» WHAT THE TASK REQUIRES
Pictures stay out of the copy; set down each line of the listing below exactly.

» PROVIDED DATA
** begin **

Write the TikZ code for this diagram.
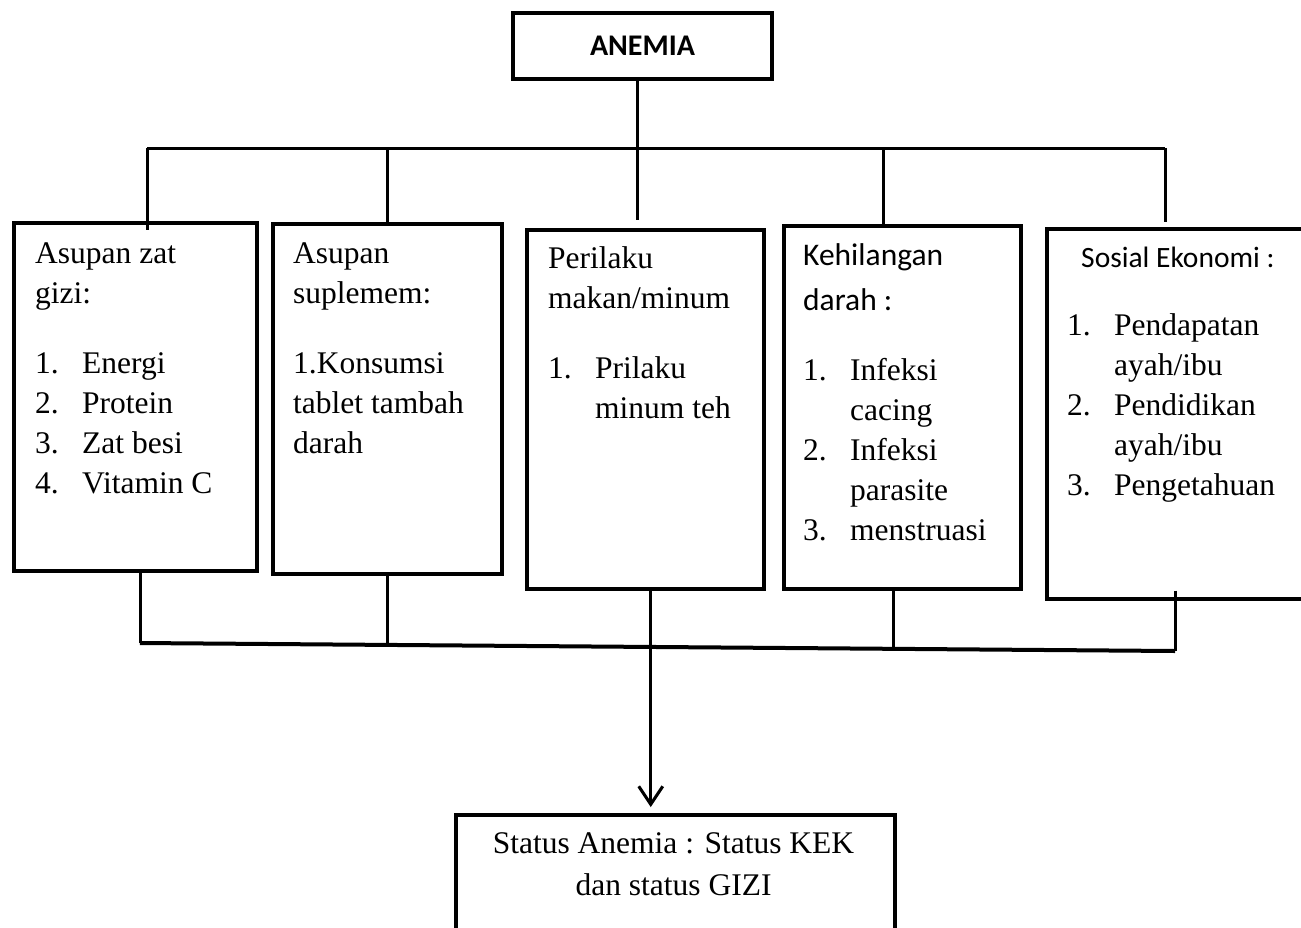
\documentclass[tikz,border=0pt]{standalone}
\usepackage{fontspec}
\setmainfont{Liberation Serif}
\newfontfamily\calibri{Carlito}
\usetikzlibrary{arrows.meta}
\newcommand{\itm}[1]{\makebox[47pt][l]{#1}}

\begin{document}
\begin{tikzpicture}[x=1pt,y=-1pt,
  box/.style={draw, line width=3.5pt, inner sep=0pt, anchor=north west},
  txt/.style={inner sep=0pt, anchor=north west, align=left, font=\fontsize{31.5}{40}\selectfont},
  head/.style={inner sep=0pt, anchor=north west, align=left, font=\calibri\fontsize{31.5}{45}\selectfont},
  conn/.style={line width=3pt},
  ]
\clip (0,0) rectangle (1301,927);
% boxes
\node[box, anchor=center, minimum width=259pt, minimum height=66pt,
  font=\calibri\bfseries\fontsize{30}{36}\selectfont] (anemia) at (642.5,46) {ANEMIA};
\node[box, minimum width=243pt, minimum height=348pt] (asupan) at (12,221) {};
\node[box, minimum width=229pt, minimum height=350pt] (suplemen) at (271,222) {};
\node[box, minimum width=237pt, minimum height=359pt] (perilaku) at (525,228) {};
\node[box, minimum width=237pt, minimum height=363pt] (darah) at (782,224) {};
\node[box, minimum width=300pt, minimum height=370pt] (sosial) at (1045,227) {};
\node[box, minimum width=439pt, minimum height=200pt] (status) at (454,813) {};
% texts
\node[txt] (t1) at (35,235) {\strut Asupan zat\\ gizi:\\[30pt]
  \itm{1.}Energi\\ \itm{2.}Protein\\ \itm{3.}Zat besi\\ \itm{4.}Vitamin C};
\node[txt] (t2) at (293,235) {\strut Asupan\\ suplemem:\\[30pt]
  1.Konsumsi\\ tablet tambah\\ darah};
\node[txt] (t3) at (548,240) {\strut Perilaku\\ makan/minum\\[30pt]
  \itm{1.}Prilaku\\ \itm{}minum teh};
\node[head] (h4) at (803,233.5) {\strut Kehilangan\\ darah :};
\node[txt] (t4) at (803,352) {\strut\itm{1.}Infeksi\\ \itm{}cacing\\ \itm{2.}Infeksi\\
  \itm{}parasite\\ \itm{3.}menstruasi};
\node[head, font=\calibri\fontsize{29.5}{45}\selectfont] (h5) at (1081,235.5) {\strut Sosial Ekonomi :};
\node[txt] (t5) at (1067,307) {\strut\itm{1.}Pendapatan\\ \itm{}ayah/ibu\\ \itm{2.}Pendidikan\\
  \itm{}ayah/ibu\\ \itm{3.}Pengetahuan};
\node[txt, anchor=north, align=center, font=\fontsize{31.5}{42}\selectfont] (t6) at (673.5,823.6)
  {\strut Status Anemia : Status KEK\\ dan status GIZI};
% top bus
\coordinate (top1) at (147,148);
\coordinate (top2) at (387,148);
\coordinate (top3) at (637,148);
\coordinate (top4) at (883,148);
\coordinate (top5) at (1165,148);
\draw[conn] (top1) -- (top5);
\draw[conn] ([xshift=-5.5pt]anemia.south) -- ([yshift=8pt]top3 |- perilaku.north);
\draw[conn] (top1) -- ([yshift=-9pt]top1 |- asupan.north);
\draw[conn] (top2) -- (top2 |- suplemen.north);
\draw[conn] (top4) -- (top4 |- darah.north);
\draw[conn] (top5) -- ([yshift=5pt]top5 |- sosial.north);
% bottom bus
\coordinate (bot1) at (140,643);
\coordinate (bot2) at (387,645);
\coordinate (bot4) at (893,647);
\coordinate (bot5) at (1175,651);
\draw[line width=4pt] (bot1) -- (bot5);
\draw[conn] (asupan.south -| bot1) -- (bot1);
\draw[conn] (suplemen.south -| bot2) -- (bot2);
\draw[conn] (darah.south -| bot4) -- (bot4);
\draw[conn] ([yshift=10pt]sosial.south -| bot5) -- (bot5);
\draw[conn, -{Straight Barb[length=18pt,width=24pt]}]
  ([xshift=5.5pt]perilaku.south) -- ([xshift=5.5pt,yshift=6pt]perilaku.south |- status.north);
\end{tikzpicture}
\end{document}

** end **

» RESULT
Write the TikZ code for this diagram.
\documentclass[tikz,border=0pt]{standalone}
\usepackage{fontspec}
\setmainfont{Liberation Serif}
\newfontfamily\calibri{Carlito}
\usetikzlibrary{arrows.meta}
\newcommand{\itm}[1]{\makebox[47pt][l]{#1}}

\begin{document}
\begin{tikzpicture}[x=1pt,y=-1pt,
  box/.style={draw, line width=3.5pt, inner sep=0pt, anchor=north west},
  txt/.style={inner sep=0pt, anchor=north west, align=left, font=\fontsize{31.5}{40}\selectfont},
  head/.style={inner sep=0pt, anchor=north west, align=left, font=\calibri\fontsize{31.5}{45}\selectfont},
  conn/.style={line width=3pt},
  ]
\clip (0,0) rectangle (1301,927);
% boxes
\node[box, anchor=center, minimum width=259pt, minimum height=66pt,
  font=\calibri\bfseries\fontsize{30}{36}\selectfont] (anemia) at (642.5,46) {ANEMIA};
\node[box, minimum width=243pt, minimum height=348pt] (asupan) at (12,221) {};
\node[box, minimum width=229pt, minimum height=350pt] (suplemen) at (271,222) {};
\node[box, minimum width=237pt, minimum height=359pt] (perilaku) at (525,228) {};
\node[box, minimum width=237pt, minimum height=363pt] (darah) at (782,224) {};
\node[box, minimum width=300pt, minimum height=370pt] (sosial) at (1045,227) {};
\node[box, minimum width=439pt, minimum height=200pt] (status) at (454,813) {};
% texts
\node[txt] (t1) at (35,235) {\strut Asupan zat\\ gizi:\\[30pt]
  \itm{1.}Energi\\ \itm{2.}Protein\\ \itm{3.}Zat besi\\ \itm{4.}Vitamin C};
\node[txt] (t2) at (293,235) {\strut Asupan\\ suplemem:\\[30pt]
  1.Konsumsi\\ tablet tambah\\ darah};
\node[txt] (t3) at (548,240) {\strut Perilaku\\ makan/minum\\[30pt]
  \itm{1.}Prilaku\\ \itm{}minum teh};
\node[head] (h4) at (803,233.5) {\strut Kehilangan\\ darah :};
\node[txt] (t4) at (803,352) {\strut\itm{1.}Infeksi\\ \itm{}cacing\\ \itm{2.}Infeksi\\
  \itm{}parasite\\ \itm{3.}menstruasi};
\node[head, font=\calibri\fontsize{29.5}{45}\selectfont] (h5) at (1081,235.5) {\strut Sosial Ekonomi :};
\node[txt] (t5) at (1067,307) {\strut\itm{1.}Pendapatan\\ \itm{}ayah/ibu\\ \itm{2.}Pendidikan\\
  \itm{}ayah/ibu\\ \itm{3.}Pengetahuan};
\node[txt, anchor=north, align=center, font=\fontsize{31.5}{42}\selectfont] (t6) at (673.5,823.6)
  {\strut Status Anemia : Status KEK\\ dan status GIZI};
% top bus
\coordinate (top1) at (147,148);
\coordinate (top2) at (387,148);
\coordinate (top3) at (637,148);
\coordinate (top4) at (883,148);
\coordinate (top5) at (1165,148);
\draw[conn] (top1) -- (top5);
\draw[conn] ([xshift=-5.5pt]anemia.south) -- ([yshift=8pt]top3 |- perilaku.north);
\draw[conn] (top1) -- ([yshift=-9pt]top1 |- asupan.north);
\draw[conn] (top2) -- (top2 |- suplemen.north);
\draw[conn] (top4) -- (top4 |- darah.north);
\draw[conn] (top5) -- ([yshift=5pt]top5 |- sosial.north);
% bottom bus
\coordinate (bot1) at (140,643);
\coordinate (bot2) at (387,645);
\coordinate (bot4) at (893,647);
\coordinate (bot5) at (1175,651);
\draw[line width=4pt] (bot1) -- (bot5);
\draw[conn] (asupan.south -| bot1) -- (bot1);
\draw[conn] (suplemen.south -| bot2) -- (bot2);
\draw[conn] (darah.south -| bot4) -- (bot4);
\draw[conn] ([yshift=10pt]sosial.south -| bot5) -- (bot5);
\draw[conn, -{Straight Barb[length=18pt,width=24pt]}]
  ([xshift=5.5pt]perilaku.south) -- ([xshift=5.5pt,yshift=6pt]perilaku.south |- status.north);
\end{tikzpicture}
\end{document}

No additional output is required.